(Records with drawing code)
****************
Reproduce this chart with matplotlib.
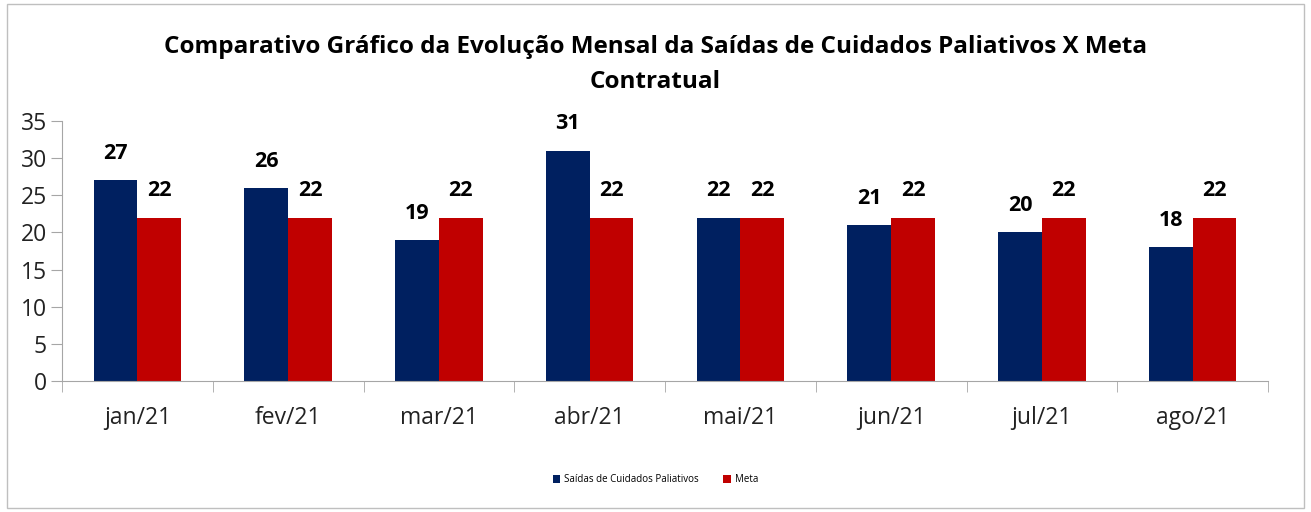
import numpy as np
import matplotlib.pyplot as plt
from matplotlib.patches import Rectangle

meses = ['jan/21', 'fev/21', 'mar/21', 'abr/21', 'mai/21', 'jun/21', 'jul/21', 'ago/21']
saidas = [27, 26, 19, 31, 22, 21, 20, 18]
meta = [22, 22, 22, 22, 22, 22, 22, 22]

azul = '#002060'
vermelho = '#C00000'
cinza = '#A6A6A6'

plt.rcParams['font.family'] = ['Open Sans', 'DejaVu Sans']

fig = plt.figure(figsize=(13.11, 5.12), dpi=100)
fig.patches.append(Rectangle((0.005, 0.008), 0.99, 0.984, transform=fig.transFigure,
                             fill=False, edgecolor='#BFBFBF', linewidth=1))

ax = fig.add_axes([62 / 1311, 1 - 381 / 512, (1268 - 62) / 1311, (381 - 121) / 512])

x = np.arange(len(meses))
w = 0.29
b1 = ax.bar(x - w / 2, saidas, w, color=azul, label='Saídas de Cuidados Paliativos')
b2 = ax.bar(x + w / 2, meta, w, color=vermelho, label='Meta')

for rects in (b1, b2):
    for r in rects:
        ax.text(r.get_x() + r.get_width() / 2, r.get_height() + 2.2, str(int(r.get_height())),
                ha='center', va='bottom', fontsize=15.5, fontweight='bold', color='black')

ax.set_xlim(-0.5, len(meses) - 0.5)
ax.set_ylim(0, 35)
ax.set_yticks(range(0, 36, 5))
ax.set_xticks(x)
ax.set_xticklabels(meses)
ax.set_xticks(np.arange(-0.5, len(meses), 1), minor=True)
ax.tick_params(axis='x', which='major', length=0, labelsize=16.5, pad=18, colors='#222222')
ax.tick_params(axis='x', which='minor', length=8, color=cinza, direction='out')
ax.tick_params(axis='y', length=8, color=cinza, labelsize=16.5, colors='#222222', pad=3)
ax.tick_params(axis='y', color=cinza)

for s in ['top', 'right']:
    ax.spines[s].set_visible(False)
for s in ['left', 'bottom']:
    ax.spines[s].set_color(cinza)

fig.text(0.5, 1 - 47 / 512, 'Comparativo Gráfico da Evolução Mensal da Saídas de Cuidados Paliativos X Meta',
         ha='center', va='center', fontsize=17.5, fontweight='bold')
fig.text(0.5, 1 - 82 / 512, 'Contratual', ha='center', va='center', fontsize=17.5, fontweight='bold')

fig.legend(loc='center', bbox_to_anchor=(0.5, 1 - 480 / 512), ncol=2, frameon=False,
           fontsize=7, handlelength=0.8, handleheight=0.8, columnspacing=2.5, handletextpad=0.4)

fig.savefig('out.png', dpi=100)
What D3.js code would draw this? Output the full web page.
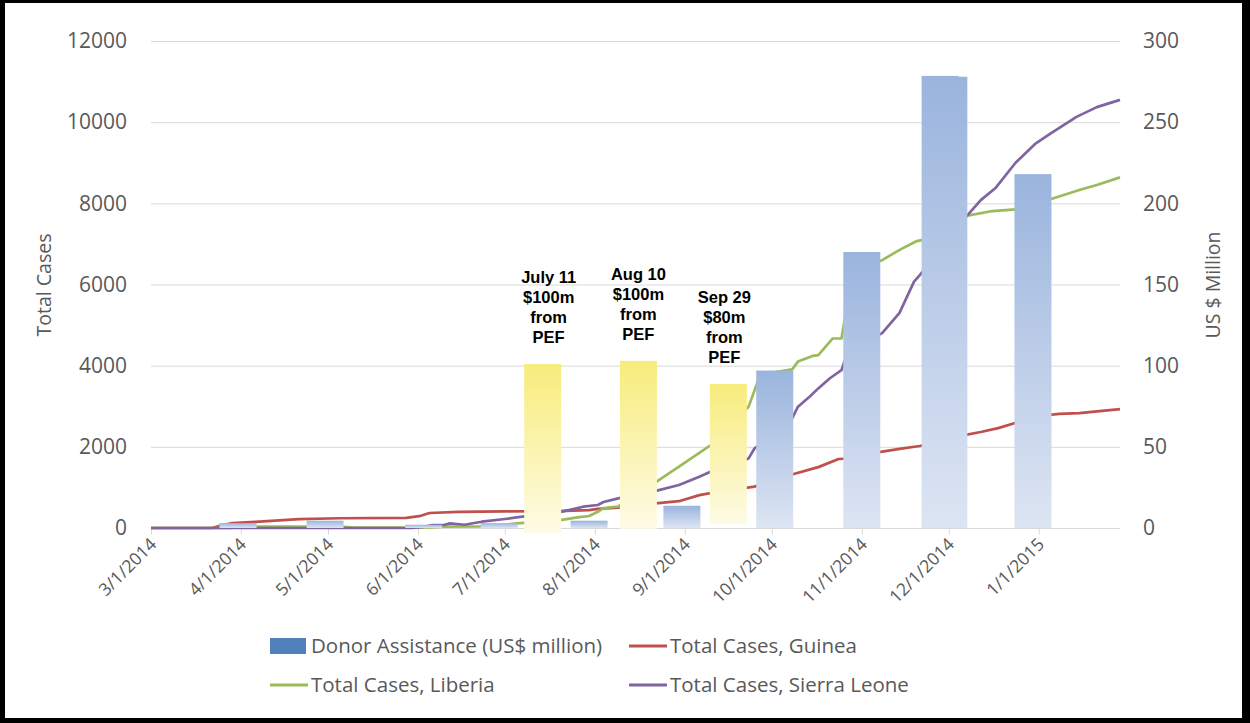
****************
» **Work required**: Leave out the pictures and return every record word for word.

» **The result**:
Reproduce this chart with matplotlib.
import numpy as np
import matplotlib.pyplot as plt
from matplotlib.patches import Rectangle

meses = ['jan/21', 'fev/21', 'mar/21', 'abr/21', 'mai/21', 'jun/21', 'jul/21', 'ago/21']
saidas = [27, 26, 19, 31, 22, 21, 20, 18]
meta = [22, 22, 22, 22, 22, 22, 22, 22]

azul = '#002060'
vermelho = '#C00000'
cinza = '#A6A6A6'

plt.rcParams['font.family'] = ['Open Sans', 'DejaVu Sans']

fig = plt.figure(figsize=(13.11, 5.12), dpi=100)
fig.patches.append(Rectangle((0.005, 0.008), 0.99, 0.984, transform=fig.transFigure,
                             fill=False, edgecolor='#BFBFBF', linewidth=1))

ax = fig.add_axes([62 / 1311, 1 - 381 / 512, (1268 - 62) / 1311, (381 - 121) / 512])

x = np.arange(len(meses))
w = 0.29
b1 = ax.bar(x - w / 2, saidas, w, color=azul, label='Saídas de Cuidados Paliativos')
b2 = ax.bar(x + w / 2, meta, w, color=vermelho, label='Meta')

for rects in (b1, b2):
    for r in rects:
        ax.text(r.get_x() + r.get_width() / 2, r.get_height() + 2.2, str(int(r.get_height())),
                ha='center', va='bottom', fontsize=15.5, fontweight='bold', color='black')

ax.set_xlim(-0.5, len(meses) - 0.5)
ax.set_ylim(0, 35)
ax.set_yticks(range(0, 36, 5))
ax.set_xticks(x)
ax.set_xticklabels(meses)
ax.set_xticks(np.arange(-0.5, len(meses), 1), minor=True)
ax.tick_params(axis='x', which='major', length=0, labelsize=16.5, pad=18, colors='#222222')
ax.tick_params(axis='x', which='minor', length=8, color=cinza, direction='out')
ax.tick_params(axis='y', length=8, color=cinza, labelsize=16.5, colors='#222222', pad=3)
ax.tick_params(axis='y', color=cinza)

for s in ['top', 'right']:
    ax.spines[s].set_visible(False)
for s in ['left', 'bottom']:
    ax.spines[s].set_color(cinza)

fig.text(0.5, 1 - 47 / 512, 'Comparativo Gráfico da Evolução Mensal da Saídas de Cuidados Paliativos X Meta',
         ha='center', va='center', fontsize=17.5, fontweight='bold')
fig.text(0.5, 1 - 82 / 512, 'Contratual', ha='center', va='center', fontsize=17.5, fontweight='bold')

fig.legend(loc='center', bbox_to_anchor=(0.5, 1 - 480 / 512), ncol=2, frameon=False,
           fontsize=7, handlelength=0.8, handleheight=0.8, columnspacing=2.5, handletextpad=0.4)

fig.savefig('out.png', dpi=100)
What D3.js code would draw this? Output the full web page.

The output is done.